DATA EXTRACT:
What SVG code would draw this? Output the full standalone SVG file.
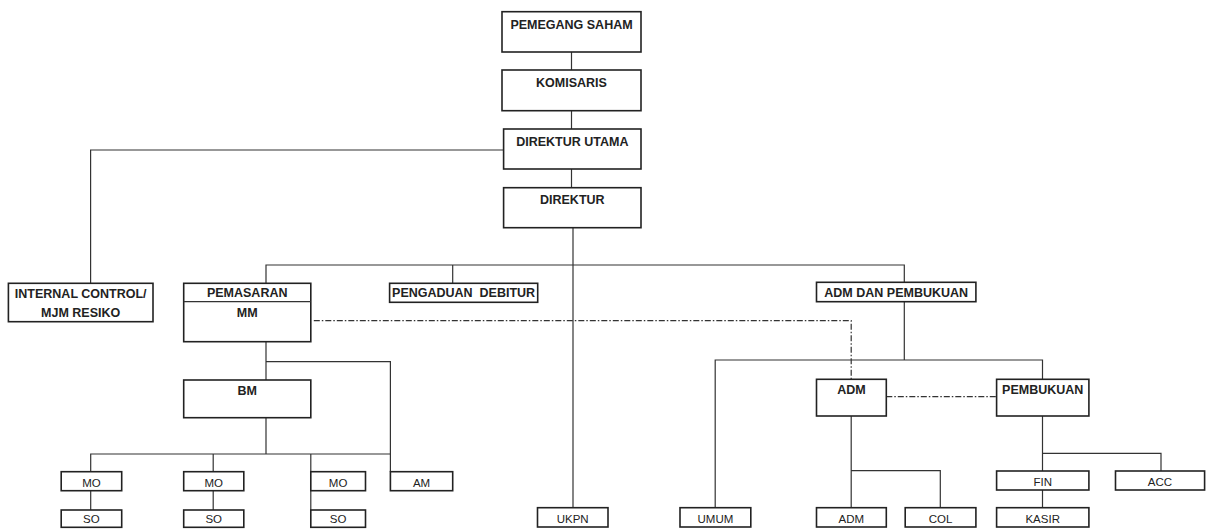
<svg xmlns="http://www.w3.org/2000/svg" width="1206" height="530" viewBox="0 0 1206 530">
<style>
.box{fill:#fff;stroke:#222;stroke-width:1.6}
.ln{fill:none;stroke:#333;stroke-width:1.2}
.dd{fill:none;stroke:#333;stroke-width:1.2;stroke-dasharray:6,2,1.5,2}
.t{font-family:"Liberation Sans",Arial,sans-serif;font-size:12.5px;font-weight:bold;fill:#222;text-anchor:middle}
.s{font-family:"Liberation Sans",Arial,sans-serif;font-size:11.5px;fill:#222;text-anchor:middle}
</style>
<rect width="1206" height="530" fill="#fff"/>
<g id="connectors">
<path class="ln" d="M571.5 52V70M571.5 110.7V129M571.5 169V187.7"/>
<path class="ln" d="M503.6 150H90.6V283.3"/>
<path class="ln" d="M573 227.7V507.7"/>
<path class="ln" d="M266 283.3V265H904.3V282.3M452.7 265V283.3"/>
<path class="ln" d="M266 341.7V380M266 361.7H390.4V471.7"/>
<path class="ln" d="M266 417.7V454M90.7 471.7V454H390.4M213.2 454V471.7M310.8 454V471.7"/>
<path class="ln" d="M90.7 490.7V510M213.2 490.7V510M310.8 490.7V510"/>
<path class="ln" d="M904.3 301.7V360M715.2 507.7V360H1042.5V379.3"/>
<path class="ln" d="M851.2 416V507.7M851.2 470.7H940.3V507.7"/>
<path class="ln" d="M1042.5 416V471M1042.5 453.3H1161V471M1042.5 490V507.7"/>
<path class="dd" d="M313.8 320.7H851.2V379.3"/>
<path class="dd" d="M886.3 396.7H996.6"/>
</g>
<g id="pemegang-saham"><rect class="box" x="502" y="11.7" width="139" height="40.3"/><text class="t" x="571.5" y="28.5">PEMEGANG SAHAM</text></g>
<g id="komisaris"><rect class="box" x="502" y="70" width="139" height="40.7"/><text class="t" x="571.5" y="87">KOMISARIS</text></g>
<g id="direktur-utama"><rect class="box" x="503.6" y="129" width="137.4" height="40"/><text class="t" x="572.3" y="146">DIREKTUR UTAMA</text></g>
<g id="direktur"><rect class="box" x="503.6" y="187.7" width="137.4" height="40"/><text class="t" x="572.3" y="204">DIREKTUR</text></g>
<g id="internal-control"><rect class="box" x="8.4" y="283.3" width="144.6" height="38.4"/><text class="t" x="80.7" y="298.3">INTERNAL CONTROL/</text><text class="t" x="80.7" y="316.7">MJM RESIKO</text></g>
<g id="pemasaran"><rect class="box" x="183.7" y="283.3" width="127.1" height="58.4"/><line class="ln" x1="183.7" y1="301.7" x2="310.8" y2="301.7"/><text class="t" x="247.2" y="297.3">PEMASARAN</text><text class="t" x="247.2" y="316.7">MM</text></g>
<g id="pengaduan-debitur"><rect class="box" x="389.6" y="283.3" width="148.1" height="19"/><text class="t" x="463.6" y="297.3">PENGADUAN&#160; DEBITUR</text></g>
<g id="adm-dan-pembukuan"><rect class="box" x="816.5" y="282.3" width="159.4" height="19.4"/><text class="t" x="896.2" y="297.3">ADM DAN PEMBUKUAN</text></g>
<g id="bm"><rect class="box" x="183.7" y="380" width="127.1" height="37.7"/><text class="t" x="247.2" y="395">BM</text></g>
<g id="adm"><rect class="box" x="816.5" y="379.3" width="69.8" height="36.7"/><text class="t" x="851.4" y="394">ADM</text></g>
<g id="pembukuan"><rect class="box" x="996.6" y="379.3" width="92.3" height="36.7"/><text class="t" x="1042.7" y="394">PEMBUKUAN</text></g>
<g id="mo1"><rect class="box" x="61.2" y="471.7" width="60.5" height="19"/><text class="s" x="91.4" y="486.5">MO</text></g>
<g id="mo2"><rect class="box" x="183.7" y="471.7" width="60.1" height="19"/><text class="s" x="213.7" y="486.5">MO</text></g>
<g id="mo3"><rect class="box" x="310.8" y="471.7" width="54.7" height="19"/><text class="s" x="338.1" y="486.5">MO</text></g>
<g id="am"><rect class="box" x="390.4" y="471.7" width="62.3" height="19"/><text class="s" x="421.5" y="486.5">AM</text></g>
<g id="so1"><rect class="box" x="61.2" y="510" width="60.5" height="17.3"/><text class="s" x="91.4" y="523">SO</text></g>
<g id="so2"><rect class="box" x="183.7" y="510" width="60.1" height="17.3"/><text class="s" x="213.7" y="523">SO</text></g>
<g id="so3"><rect class="box" x="310.8" y="510" width="54.7" height="17.3"/><text class="s" x="338.1" y="523">SO</text></g>
<g id="ukpn"><rect class="box" x="537.5" y="507.7" width="70.5" height="19.3"/><text class="s" x="572.7" y="522.5">UKPN</text></g>
<g id="umum"><rect class="box" x="680" y="507.7" width="70.8" height="19.3"/><text class="s" x="715.4" y="522.5">UMUM</text></g>
<g id="adm-staff"><rect class="box" x="816.5" y="507.7" width="69.8" height="19.3"/><text class="s" x="851.4" y="522.5">ADM</text></g>
<g id="col"><rect class="box" x="905.2" y="507.7" width="70.7" height="19.3"/><text class="s" x="940.5" y="522.5">COL</text></g>
<g id="fin"><rect class="box" x="996.6" y="471" width="92.3" height="19"/><text class="s" x="1042.7" y="486">FIN</text></g>
<g id="acc"><rect class="box" x="1115.5" y="471" width="89.1" height="19"/><text class="s" x="1160" y="486">ACC</text></g>
<g id="kasir"><rect class="box" x="996.6" y="507.7" width="92.3" height="19.3"/><text class="s" x="1042.7" y="522.5">KASIR</text></g>
</svg>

EXERCISE GOAL: Reproduce each line exactly, please, except for any pictures.

OUTPUT BELOW:
What SVG code would draw this? Output the full standalone SVG file.
<svg xmlns="http://www.w3.org/2000/svg" width="1206" height="530" viewBox="0 0 1206 530">
<style>
.box{fill:#fff;stroke:#222;stroke-width:1.6}
.ln{fill:none;stroke:#333;stroke-width:1.2}
.dd{fill:none;stroke:#333;stroke-width:1.2;stroke-dasharray:6,2,1.5,2}
.t{font-family:"Liberation Sans",Arial,sans-serif;font-size:12.5px;font-weight:bold;fill:#222;text-anchor:middle}
.s{font-family:"Liberation Sans",Arial,sans-serif;font-size:11.5px;fill:#222;text-anchor:middle}
</style>
<rect width="1206" height="530" fill="#fff"/>
<g id="connectors">
<path class="ln" d="M571.5 52V70M571.5 110.7V129M571.5 169V187.7"/>
<path class="ln" d="M503.6 150H90.6V283.3"/>
<path class="ln" d="M573 227.7V507.7"/>
<path class="ln" d="M266 283.3V265H904.3V282.3M452.7 265V283.3"/>
<path class="ln" d="M266 341.7V380M266 361.7H390.4V471.7"/>
<path class="ln" d="M266 417.7V454M90.7 471.7V454H390.4M213.2 454V471.7M310.8 454V471.7"/>
<path class="ln" d="M90.7 490.7V510M213.2 490.7V510M310.8 490.7V510"/>
<path class="ln" d="M904.3 301.7V360M715.2 507.7V360H1042.5V379.3"/>
<path class="ln" d="M851.2 416V507.7M851.2 470.7H940.3V507.7"/>
<path class="ln" d="M1042.5 416V471M1042.5 453.3H1161V471M1042.5 490V507.7"/>
<path class="dd" d="M313.8 320.7H851.2V379.3"/>
<path class="dd" d="M886.3 396.7H996.6"/>
</g>
<g id="pemegang-saham"><rect class="box" x="502" y="11.7" width="139" height="40.3"/><text class="t" x="571.5" y="28.5">PEMEGANG SAHAM</text></g>
<g id="komisaris"><rect class="box" x="502" y="70" width="139" height="40.7"/><text class="t" x="571.5" y="87">KOMISARIS</text></g>
<g id="direktur-utama"><rect class="box" x="503.6" y="129" width="137.4" height="40"/><text class="t" x="572.3" y="146">DIREKTUR UTAMA</text></g>
<g id="direktur"><rect class="box" x="503.6" y="187.7" width="137.4" height="40"/><text class="t" x="572.3" y="204">DIREKTUR</text></g>
<g id="internal-control"><rect class="box" x="8.4" y="283.3" width="144.6" height="38.4"/><text class="t" x="80.7" y="298.3">INTERNAL CONTROL/</text><text class="t" x="80.7" y="316.7">MJM RESIKO</text></g>
<g id="pemasaran"><rect class="box" x="183.7" y="283.3" width="127.1" height="58.4"/><line class="ln" x1="183.7" y1="301.7" x2="310.8" y2="301.7"/><text class="t" x="247.2" y="297.3">PEMASARAN</text><text class="t" x="247.2" y="316.7">MM</text></g>
<g id="pengaduan-debitur"><rect class="box" x="389.6" y="283.3" width="148.1" height="19"/><text class="t" x="463.6" y="297.3">PENGADUAN&#160; DEBITUR</text></g>
<g id="adm-dan-pembukuan"><rect class="box" x="816.5" y="282.3" width="159.4" height="19.4"/><text class="t" x="896.2" y="297.3">ADM DAN PEMBUKUAN</text></g>
<g id="bm"><rect class="box" x="183.7" y="380" width="127.1" height="37.7"/><text class="t" x="247.2" y="395">BM</text></g>
<g id="adm"><rect class="box" x="816.5" y="379.3" width="69.8" height="36.7"/><text class="t" x="851.4" y="394">ADM</text></g>
<g id="pembukuan"><rect class="box" x="996.6" y="379.3" width="92.3" height="36.7"/><text class="t" x="1042.7" y="394">PEMBUKUAN</text></g>
<g id="mo1"><rect class="box" x="61.2" y="471.7" width="60.5" height="19"/><text class="s" x="91.4" y="486.5">MO</text></g>
<g id="mo2"><rect class="box" x="183.7" y="471.7" width="60.1" height="19"/><text class="s" x="213.7" y="486.5">MO</text></g>
<g id="mo3"><rect class="box" x="310.8" y="471.7" width="54.7" height="19"/><text class="s" x="338.1" y="486.5">MO</text></g>
<g id="am"><rect class="box" x="390.4" y="471.7" width="62.3" height="19"/><text class="s" x="421.5" y="486.5">AM</text></g>
<g id="so1"><rect class="box" x="61.2" y="510" width="60.5" height="17.3"/><text class="s" x="91.4" y="523">SO</text></g>
<g id="so2"><rect class="box" x="183.7" y="510" width="60.1" height="17.3"/><text class="s" x="213.7" y="523">SO</text></g>
<g id="so3"><rect class="box" x="310.8" y="510" width="54.7" height="17.3"/><text class="s" x="338.1" y="523">SO</text></g>
<g id="ukpn"><rect class="box" x="537.5" y="507.7" width="70.5" height="19.3"/><text class="s" x="572.7" y="522.5">UKPN</text></g>
<g id="umum"><rect class="box" x="680" y="507.7" width="70.8" height="19.3"/><text class="s" x="715.4" y="522.5">UMUM</text></g>
<g id="adm-staff"><rect class="box" x="816.5" y="507.7" width="69.8" height="19.3"/><text class="s" x="851.4" y="522.5">ADM</text></g>
<g id="col"><rect class="box" x="905.2" y="507.7" width="70.7" height="19.3"/><text class="s" x="940.5" y="522.5">COL</text></g>
<g id="fin"><rect class="box" x="996.6" y="471" width="92.3" height="19"/><text class="s" x="1042.7" y="486">FIN</text></g>
<g id="acc"><rect class="box" x="1115.5" y="471" width="89.1" height="19"/><text class="s" x="1160" y="486">ACC</text></g>
<g id="kasir"><rect class="box" x="996.6" y="507.7" width="92.3" height="19.3"/><text class="s" x="1042.7" y="522.5">KASIR</text></g>
</svg>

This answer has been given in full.